Doesn't Like His Scruples

He also recounted the second incident, in September, which involved then-City Councilman Richie Torres, saying he had “rightfully called him a ‘first-class whore’ ” since Mr. Torres, who is now a Congressman, had advocated for what the SBA leader called “reforms that support criminals,” budget cuts for the NYPD and, more generally, his “unscrupulous moral values.”

The union leader suggested that he faced a penalty of 60 vacation days for his alleged transgressions, a “threat” he called “laughable.”

“[T]hey can have 100 days; in fact they can take them all,” he wrote. “I do not care about their threats of discipline simply for doing what is right and what is guaranteed by the United State Constitution.”

Mr. Siegel, who pushed for an all-civilian and independent CCRB in the early 1990s and helped draw up some the board’s prosecutorial protocols, said the onus would appear to be on the agency to show that Mr. Mullins’s remarks, however intemperate, affected or could affect his performance as a cop and not just as a union leader, a post where he has considerably more latitude to express himself.

'Kind of Like a Pol'  

“He’s the head of the union. He’s a labor leader. One could argue that he's kind of like a politician," Mr. Siegel said.

"He doesn’t ever interact with someone on the street” in his capacity as an officer, he added. "It seems to me that the CCRB going after Mullins, they might be overreaching.” 

Daniel Feldman, a Professor of Public Management at John Jay College of Criminal Justice who holds a law degree from Harvard, also said that finding Mr. Mullins guilty of using offensive language could be a reach for the CCRB, which would have to demonstrate that it undermined his ability to do his job. 

“The fair question would be, does his statement interfere with his ability to do his job?” said Mr. Feldman, who has served as counsel to several state officials and departments. “That actually may matter for the purposes of First Amendment law.”

Shock Value Diminished

While CCRB prosecutors could argue that calling Ms. Barbot a “bitch” would undercut public confidence in Mr.
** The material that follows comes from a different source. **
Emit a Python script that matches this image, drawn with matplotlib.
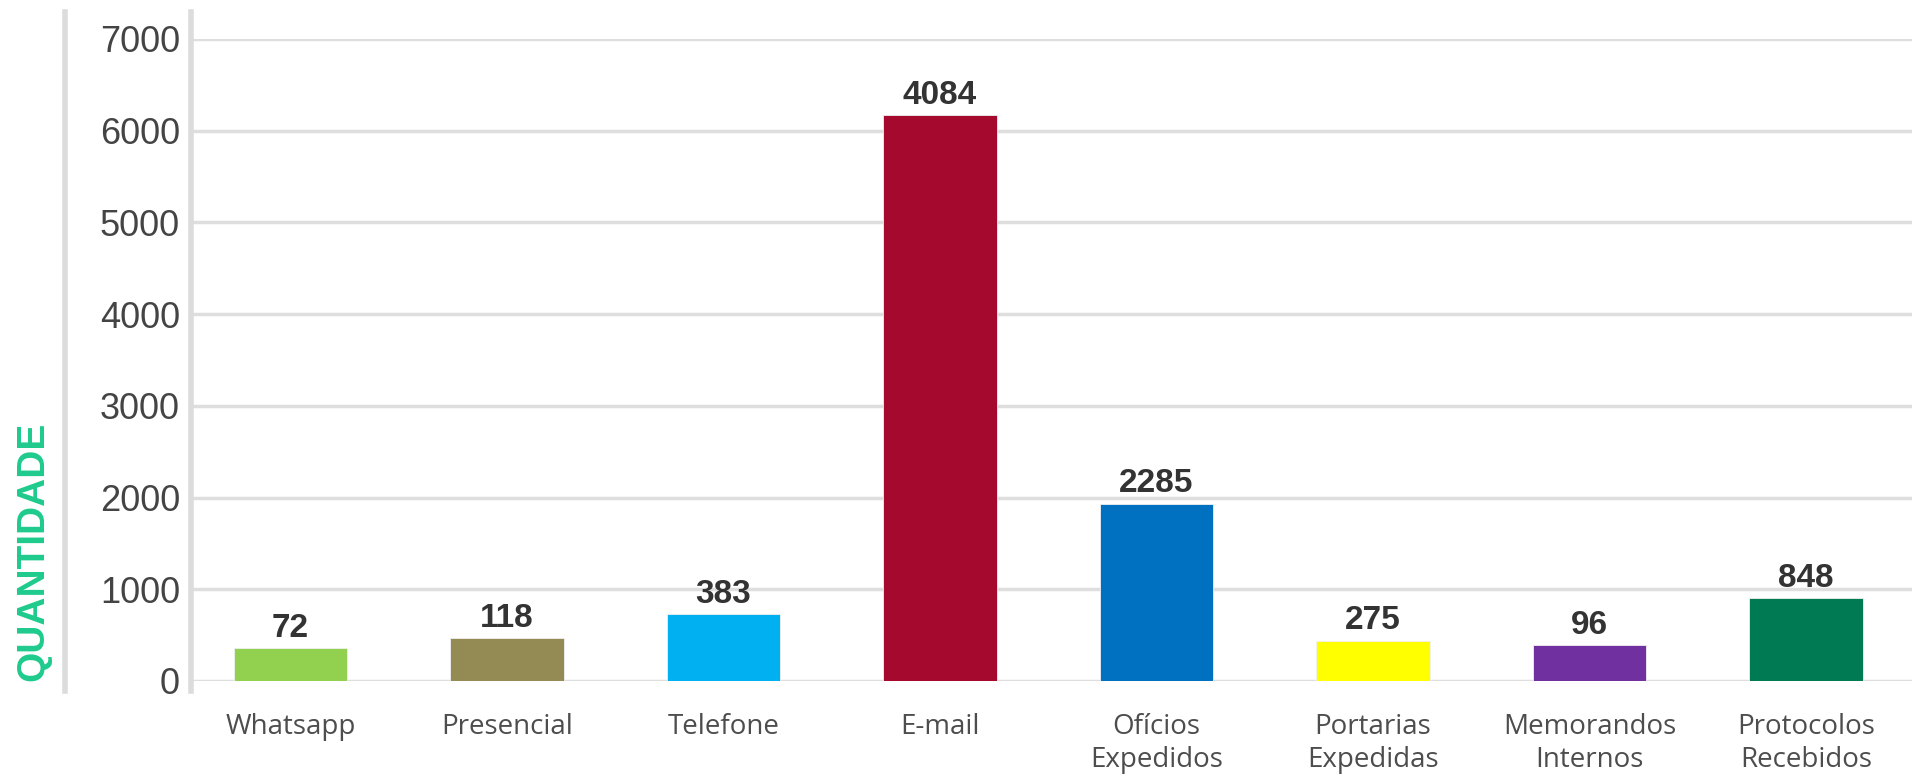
import matplotlib.pyplot as plt
from matplotlib.lines import Line2D

# categories as they appear on the x axis
categories = ['Whatsapp', 'Presencial', 'Telefone', 'E-mail', 'Ofícios\nExpedidos',
              'Portarias\nExpedidas', 'Memorandos\nInternos', 'Protocolos\nRecebidos']
bar_heights = [357, 466, 728, 6168, 1935, 440, 389, 902]
# numbers printed above the bars
bar_labels = ['72', '118', '383', '4084', '2285', '275', '96', '848']
colors = ['#92d050', '#948a54', '#00b0f0', '#a50a2e', '#0070c0',
          '#ffff00', '#7030a0', '#007a52']
yticks = [0, 1000, 2000, 3000, 4000, 5000, 6000, 7000]

W, H = 1912, 777
fig = plt.figure(figsize=(W / 100, H / 100), dpi=100)
ax = fig.add_axes([191 / W, 1 - 681 / H, 1 - 191 / W, (681 - 39) / H])

x = range(len(categories))
ax.bar(x, bar_heights, width=0.525, color=colors, zorder=3,
       edgecolor='#f0f0f0', linewidth=0.6)

ax.set_xlim(-0.46, 7.49)
ax.set_ylim(0, 7000)
ax.set_yticks(yticks)
ax.set_yticklabels([str(v) for v in yticks], fontsize=26, color='#444444',
                   family=['Liberation Sans', 'DejaVu Sans'])
ax.set_xticks(list(x))
ax.set_xticklabels(categories, fontsize=20, color='#4d4d4d',
                   family=['Open Sans', 'DejaVu Sans'], linespacing=1.25)
ax.tick_params(axis='y', length=0, pad=8)
ax.tick_params(axis='x', length=0, pad=23)

ax.grid(axis='y', color='#dedede', linewidth=2.5, zorder=0)
for s in ax.spines.values():
    s.set_visible(False)

# value labels above bars
for i, (h, t) in enumerate(zip(bar_heights, bar_labels)):
    ax.annotate(t, (i, h), xytext=(0, 3), textcoords='offset points',
                ha='center', va='bottom', fontsize=24, fontweight='bold',
                color='#333333', family=['Liberation Sans', 'DejaVu Sans'])

# vertical rules on the left (axis line and outer divider)
for xp in (191, 65):
    fig.add_artist(Line2D([xp / W, xp / W], [1 - 12 / H, 1 - 691 / H],
                          transform=fig.transFigure, color='#dcdcdc', linewidth=4))

fig.text(33 / W, 1 - 551 / H, 'QUANTIDADE', rotation=90, ha='center',
         va='center', fontsize=28, fontweight='bold', color='#1ecb8c',
         family=['Liberation Sans', 'DejaVu Sans'])

fig.savefig('out.png', dpi=100)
Mullins’s ability to, as an officer, deal equitably with women, calling a politician a “whore” is such a common occurrence as to hardly be worth noting, said Mr. Feldman, a former Brooklyn Assemblyman. 

“I would be hard-pressed to find that his comment impairs his ability to do his job,” he said.  

The CCRB did not respond to a request to speak with an agency attorney. 

In his letter to members, Mr. Mullins suggested that he would retaliate in kind. “Be assured that this obvious attempt to silence me will be met with strong and swift legal action,” he wrote.